**Work to do**
Make an exact transcription of the material, leaving out all images.

**Recorded information**
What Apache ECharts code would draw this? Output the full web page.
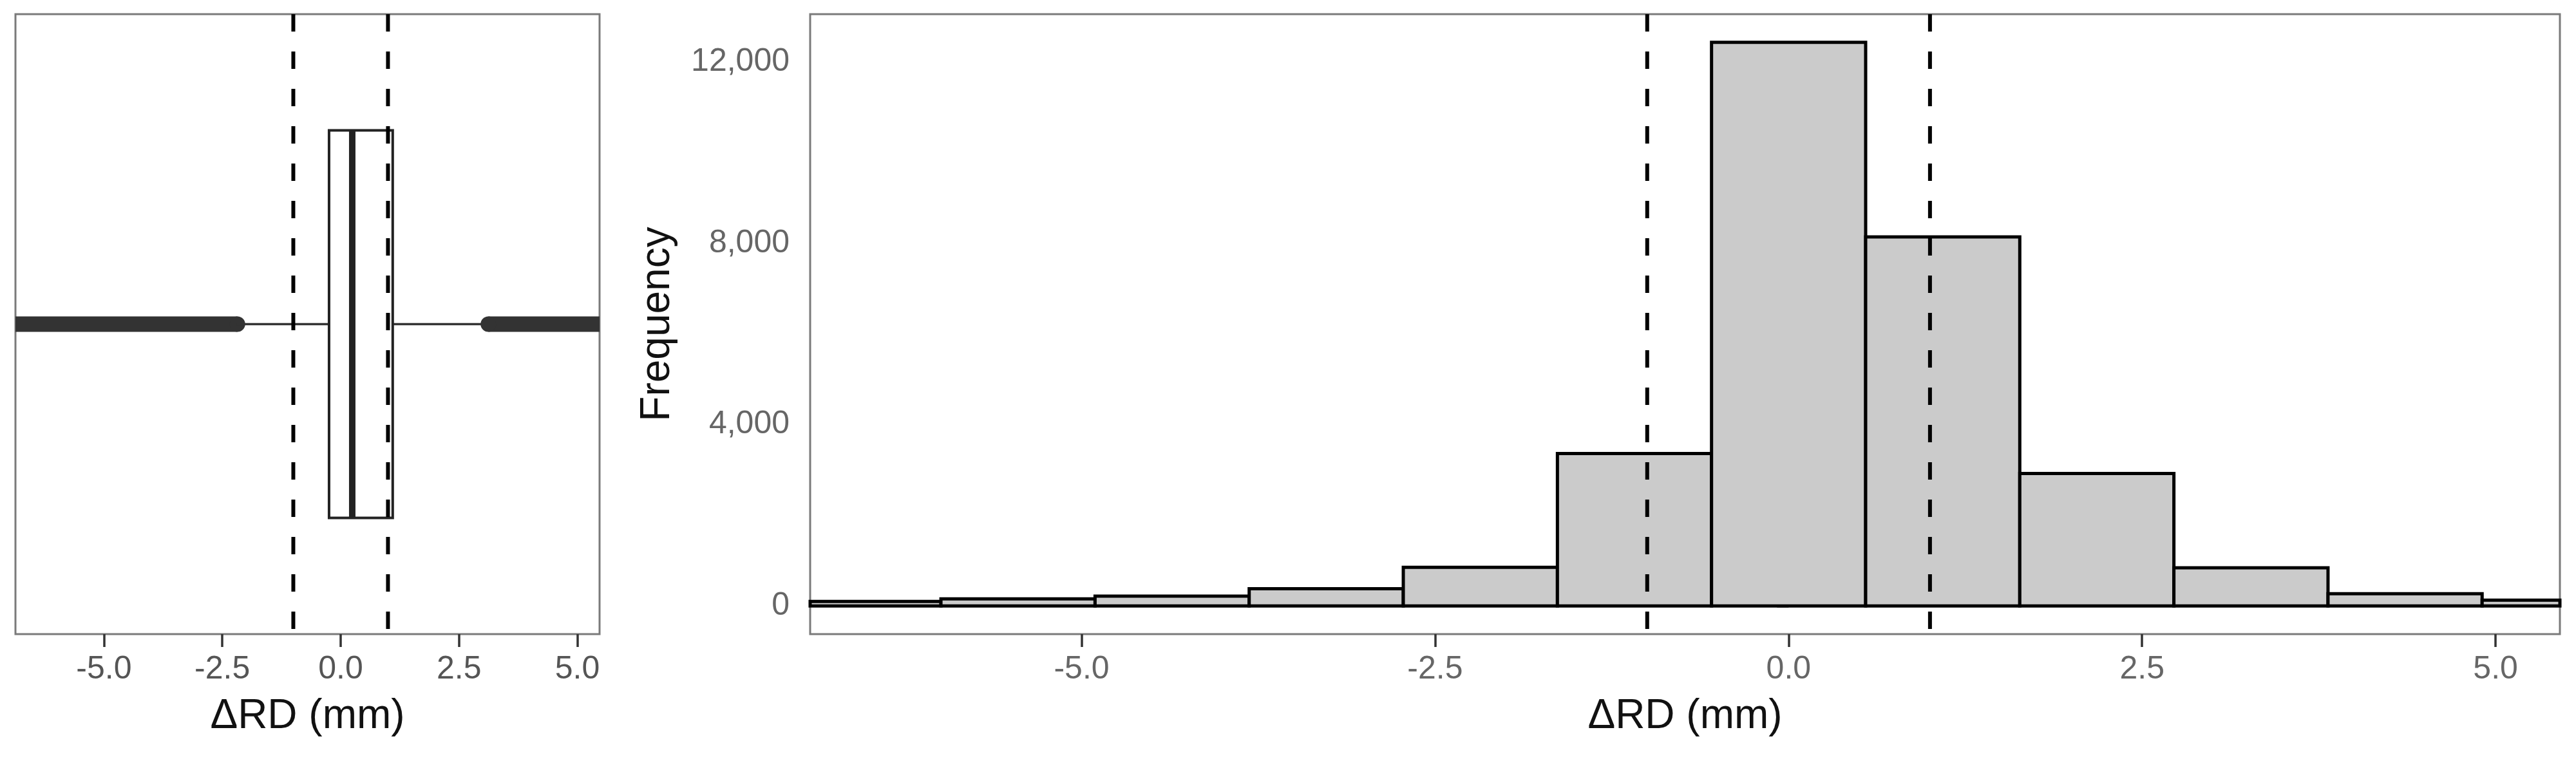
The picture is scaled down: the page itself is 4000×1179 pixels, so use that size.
<!DOCTYPE html>
<html><head><meta charset="utf-8">
<script src="https://cdn.jsdelivr.net/npm/echarts@6/dist/echarts.min.js"></script>
<style>html,body{margin:0;padding:0;background:#fff}#c{width:4000px;height:1179px}</style>
</head><body><div id="c"></div>
<script>
// ---- data ----
const xTicks = [-5, -2.5, 0, 2.5, 5];
const yTicks = [0, 4000, 8000, 12000];
const binCenters = [-6.54, -5.45, -4.36, -3.27, -2.18, -1.09, 0, 1.09, 2.18, 3.27, 4.36, 5.45];
const binWidth = 1.09;
const counts = [100, 155, 215, 380, 852, 3360, 12430, 8140, 2920, 840, 270, 128];
const refLines = [-1, 1];
const boxQuartiles = [-0.245, 0.245, 1.10];   // Q1, median, Q3
const whiskers = [-2.2, 3.0];                 // lower, upper whisker ends
const outlierSpans = [[-7.2, -2.18], [3.12, 5.8]]; // ranges densely covered by outliers
const boxCategory = ['ΔRD'];

const chart = echarts.init(document.getElementById('c'), null, {renderer: 'canvas'});

const FONT = 'Liberation Sans, Arial, sans-serif';
const NARROW = 'Liberation Sans Narrow, Arial Narrow, Liberation Sans, sans-serif';

function vlines(xi, yi) {
  return {
    type: 'custom', xAxisIndex: xi, yAxisIndex: yi, z: 10, silent: true,
    data: refLines.map(v => [v]),
    encode: {x: 0},
    renderItem(params, api) {
      const cs = params.coordSys;
      const x = api.coord([api.value(0), 0])[0];
      return {type: 'line', shape: {x1: x, y1: cs.y, x2: x, y2: cs.y + cs.height},
        style: {stroke: '#000', lineWidth: 6, lineDash: [27, 31]}};
    }
  };
}

function xAxisCommon(gi, min, max, labelFont, labelColor) {
  return {
    gridIndex: gi, type: 'value', min: min, max: max,
    axisLine: {show: false, onZero: false},
    splitLine: {show: false},
    axisTick: {show: true, customValues: xTicks, length: 20, lineStyle: {color: '#333', width: 3.5}},
    axisLabel: {customValues: xTicks, formatter: v => v.toFixed(1), fontSize: 50,
      color: labelColor, margin: 30, fontFamily: labelFont},
    name: 'ΔRD (mm)', nameLocation: 'middle', nameGap: 96,
    nameTextStyle: {fontSize: 64, color: '#111', fontFamily: FONT}
  };
}

const option = {
  animation: false,
  backgroundColor: '#fff',
  grid: [
    {left: 24, right: 4000 - 931, top: 22, bottom: 1179 - 985, show: true,
      borderColor: '#7a7a7a', borderWidth: 3, backgroundColor: 'transparent'},
    {left: 1258, right: 4000 - 3975, top: 22, bottom: 1179 - 985, show: true,
      borderColor: '#7a7a7a', borderWidth: 3, backgroundColor: 'transparent'}
  ],
  xAxis: [
    xAxisCommon(0, -6.87, 5.47, FONT, '#555'),
    xAxisCommon(1, -6.92, 5.455, NARROW, '#666')
  ],
  yAxis: [
    {gridIndex: 0, type: 'category', data: boxCategory, show: false},
    {gridIndex: 1, type: 'value', min: -621, max: 13052,
      axisLine: {show: false}, splitLine: {show: false},
      axisTick: {show: true, customValues: yTicks, length: 18, lineStyle: {color: '#333', width: 3.5}},
      axisLabel: {customValues: yTicks, formatter: v => v.toLocaleString('en-US'), fontSize: 50,
        color: '#666', margin: 32, fontFamily: NARROW},
      name: 'Frequency', nameLocation: 'middle', nameGap: 205, nameRotate: 90,
      nameTextStyle: {fontSize: 64, color: '#111', fontFamily: FONT}}
  ],
  series: [
    // outliers (dense bands)
    {
      type: 'custom', xAxisIndex: 0, yAxisIndex: 0, z: 3, silent: true,
      data: outlierSpans.map(s => [s[0], s[1], 0]),
      encode: {x: [0, 1], y: 2},
      renderItem(params, api) {
        const cs = params.coordSys;
        const cy = api.coord([0, 0])[1];
        const a = api.coord([api.value(0), 0])[0];
        const b = api.coord([api.value(1), 0])[0];
        const lo = cs.x, hi = cs.x + cs.width;
        const ca = Math.min(Math.max(a, lo), hi), cb = Math.min(Math.max(b, lo), hi);
        const children = [{type: 'line', shape: {x1: ca, y1: cy, x2: cb, y2: cy},
          style: {stroke: '#333', lineWidth: 24, lineCap: 'butt'}}];
        [a, b].forEach(x => {
          if (x > lo + 12 && x < hi - 12) {
            children.push({type: 'circle', shape: {cx: x, cy: cy, r: 12}, style: {fill: '#333'}});
          }
        });
        return {type: 'group', children};
      }
    },
    // box
    {
      type: 'custom', xAxisIndex: 0, yAxisIndex: 0, z: 4, silent: true,
      data: [[whiskers[0], boxQuartiles[0], boxQuartiles[1], boxQuartiles[2], whiskers[1], 0]],
      encode: {x: [0, 1, 2, 3, 4], y: 5},
      renderItem(params, api) {
        const cs = params.coordSys;
        const cy = api.coord([0, 0])[1];
        const h = cs.height * 0.625;
        const X = i => api.coord([api.value(i), 0])[0];
        const wl = X(0), q1 = X(1), md = X(2), q3 = X(3), wh = X(4);
        return {type: 'group', children: [
          {type: 'line', shape: {x1: wl, y1: cy, x2: q1, y2: cy}, style: {stroke: '#333', lineWidth: 3.5}},
          {type: 'line', shape: {x1: q3, y1: cy, x2: wh, y2: cy}, style: {stroke: '#333', lineWidth: 3.5}},
          {type: 'rect', shape: {x: q1, y: cy - h / 2, width: q3 - q1, height: h},
            style: {fill: '#fff', stroke: '#222', lineWidth: 4}},
          {type: 'line', shape: {x1: md, y1: cy - h / 2, x2: md, y2: cy + h / 2},
            style: {stroke: '#222', lineWidth: 10}}
        ]};
      }
    },
    vlines(0, 0),
    // histogram
    {
      type: 'custom', xAxisIndex: 1, yAxisIndex: 1, z: 4, silent: true,
      data: binCenters.map((c, i) => [c, counts[i]]),
      encode: {x: 0, y: 1},
      renderItem(params, api) {
        const cs = params.coordSys;
        const c = api.value(0), n = api.value(1);
        const p0 = api.coord([c - binWidth / 2, n]);
        const p1 = api.coord([c + binWidth / 2, 0]);
        const shape = echarts.graphic.clipRectByRect(
          {x: p0[0], y: p0[1], width: p1[0] - p0[0], height: p1[1] - p0[1]},
          {x: cs.x, y: cs.y, width: cs.width, height: cs.height});
        if (!shape) return;
        return {type: 'rect', shape, style: {fill: '#cbcbcb', stroke: '#000', lineWidth: 5}};
      }
    },
    vlines(1, 1)
  ]
};
chart.setOption(option);
</script>
</body></html>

**Output for this task**
What Apache ECharts code would draw this? Output the full web page.
The picture is scaled down: the page itself is 4000×1179 pixels, so use that size.
<!DOCTYPE html>
<html><head><meta charset="utf-8">
<script src="https://cdn.jsdelivr.net/npm/echarts@6/dist/echarts.min.js"></script>
<style>html,body{margin:0;padding:0;background:#fff}#c{width:4000px;height:1179px}</style>
</head><body><div id="c"></div>
<script>
// ---- data ----
const xTicks = [-5, -2.5, 0, 2.5, 5];
const yTicks = [0, 4000, 8000, 12000];
const binCenters = [-6.54, -5.45, -4.36, -3.27, -2.18, -1.09, 0, 1.09, 2.18, 3.27, 4.36, 5.45];
const binWidth = 1.09;
const counts = [100, 155, 215, 380, 852, 3360, 12430, 8140, 2920, 840, 270, 128];
const refLines = [-1, 1];
const boxQuartiles = [-0.245, 0.245, 1.10];   // Q1, median, Q3
const whiskers = [-2.2, 3.0];                 // lower, upper whisker ends
const outlierSpans = [[-7.2, -2.18], [3.12, 5.8]]; // ranges densely covered by outliers
const boxCategory = ['ΔRD'];

const chart = echarts.init(document.getElementById('c'), null, {renderer: 'canvas'});

const FONT = 'Liberation Sans, Arial, sans-serif';
const NARROW = 'Liberation Sans Narrow, Arial Narrow, Liberation Sans, sans-serif';

function vlines(xi, yi) {
  return {
    type: 'custom', xAxisIndex: xi, yAxisIndex: yi, z: 10, silent: true,
    data: refLines.map(v => [v]),
    encode: {x: 0},
    renderItem(params, api) {
      const cs = params.coordSys;
      const x = api.coord([api.value(0), 0])[0];
      return {type: 'line', shape: {x1: x, y1: cs.y, x2: x, y2: cs.y + cs.height},
        style: {stroke: '#000', lineWidth: 6, lineDash: [27, 31]}};
    }
  };
}

function xAxisCommon(gi, min, max, labelFont, labelColor) {
  return {
    gridIndex: gi, type: 'value', min: min, max: max,
    axisLine: {show: false, onZero: false},
    splitLine: {show: false},
    axisTick: {show: true, customValues: xTicks, length: 20, lineStyle: {color: '#333', width: 3.5}},
    axisLabel: {customValues: xTicks, formatter: v => v.toFixed(1), fontSize: 50,
      color: labelColor, margin: 30, fontFamily: labelFont},
    name: 'ΔRD (mm)', nameLocation: 'middle', nameGap: 96,
    nameTextStyle: {fontSize: 64, color: '#111', fontFamily: FONT}
  };
}

const option = {
  animation: false,
  backgroundColor: '#fff',
  grid: [
    {left: 24, right: 4000 - 931, top: 22, bottom: 1179 - 985, show: true,
      borderColor: '#7a7a7a', borderWidth: 3, backgroundColor: 'transparent'},
    {left: 1258, right: 4000 - 3975, top: 22, bottom: 1179 - 985, show: true,
      borderColor: '#7a7a7a', borderWidth: 3, backgroundColor: 'transparent'}
  ],
  xAxis: [
    xAxisCommon(0, -6.87, 5.47, FONT, '#555'),
    xAxisCommon(1, -6.92, 5.455, NARROW, '#666')
  ],
  yAxis: [
    {gridIndex: 0, type: 'category', data: boxCategory, show: false},
    {gridIndex: 1, type: 'value', min: -621, max: 13052,
      axisLine: {show: false}, splitLine: {show: false},
      axisTick: {show: true, customValues: yTicks, length: 18, lineStyle: {color: '#333', width: 3.5}},
      axisLabel: {customValues: yTicks, formatter: v => v.toLocaleString('en-US'), fontSize: 50,
        color: '#666', margin: 32, fontFamily: NARROW},
      name: 'Frequency', nameLocation: 'middle', nameGap: 205, nameRotate: 90,
      nameTextStyle: {fontSize: 64, color: '#111', fontFamily: FONT}}
  ],
  series: [
    // outliers (dense bands)
    {
      type: 'custom', xAxisIndex: 0, yAxisIndex: 0, z: 3, silent: true,
      data: outlierSpans.map(s => [s[0], s[1], 0]),
      encode: {x: [0, 1], y: 2},
      renderItem(params, api) {
        const cs = params.coordSys;
        const cy = api.coord([0, 0])[1];
        const a = api.coord([api.value(0), 0])[0];
        const b = api.coord([api.value(1), 0])[0];
        const lo = cs.x, hi = cs.x + cs.width;
        const ca = Math.min(Math.max(a, lo), hi), cb = Math.min(Math.max(b, lo), hi);
        const children = [{type: 'line', shape: {x1: ca, y1: cy, x2: cb, y2: cy},
          style: {stroke: '#333', lineWidth: 24, lineCap: 'butt'}}];
        [a, b].forEach(x => {
          if (x > lo + 12 && x < hi - 12) {
            children.push({type: 'circle', shape: {cx: x, cy: cy, r: 12}, style: {fill: '#333'}});
          }
        });
        return {type: 'group', children};
      }
    },
    // box
    {
      type: 'custom', xAxisIndex: 0, yAxisIndex: 0, z: 4, silent: true,
      data: [[whiskers[0], boxQuartiles[0], boxQuartiles[1], boxQuartiles[2], whiskers[1], 0]],
      encode: {x: [0, 1, 2, 3, 4], y: 5},
      renderItem(params, api) {
        const cs = params.coordSys;
        const cy = api.coord([0, 0])[1];
        const h = cs.height * 0.625;
        const X = i => api.coord([api.value(i), 0])[0];
        const wl = X(0), q1 = X(1), md = X(2), q3 = X(3), wh = X(4);
        return {type: 'group', children: [
          {type: 'line', shape: {x1: wl, y1: cy, x2: q1, y2: cy}, style: {stroke: '#333', lineWidth: 3.5}},
          {type: 'line', shape: {x1: q3, y1: cy, x2: wh, y2: cy}, style: {stroke: '#333', lineWidth: 3.5}},
          {type: 'rect', shape: {x: q1, y: cy - h / 2, width: q3 - q1, height: h},
            style: {fill: '#fff', stroke: '#222', lineWidth: 4}},
          {type: 'line', shape: {x1: md, y1: cy - h / 2, x2: md, y2: cy + h / 2},
            style: {stroke: '#222', lineWidth: 10}}
        ]};
      }
    },
    vlines(0, 0),
    // histogram
    {
      type: 'custom', xAxisIndex: 1, yAxisIndex: 1, z: 4, silent: true,
      data: binCenters.map((c, i) => [c, counts[i]]),
      encode: {x: 0, y: 1},
      renderItem(params, api) {
        const cs = params.coordSys;
        const c = api.value(0), n = api.value(1);
        const p0 = api.coord([c - binWidth / 2, n]);
        const p1 = api.coord([c + binWidth / 2, 0]);
        const shape = echarts.graphic.clipRectByRect(
          {x: p0[0], y: p0[1], width: p1[0] - p0[0], height: p1[1] - p0[1]},
          {x: cs.x, y: cs.y, width: cs.width, height: cs.height});
        if (!shape) return;
        return {type: 'rect', shape, style: {fill: '#cbcbcb', stroke: '#000', lineWidth: 5}};
      }
    },
    vlines(1, 1)
  ]
};
chart.setOption(option);
</script>
</body></html>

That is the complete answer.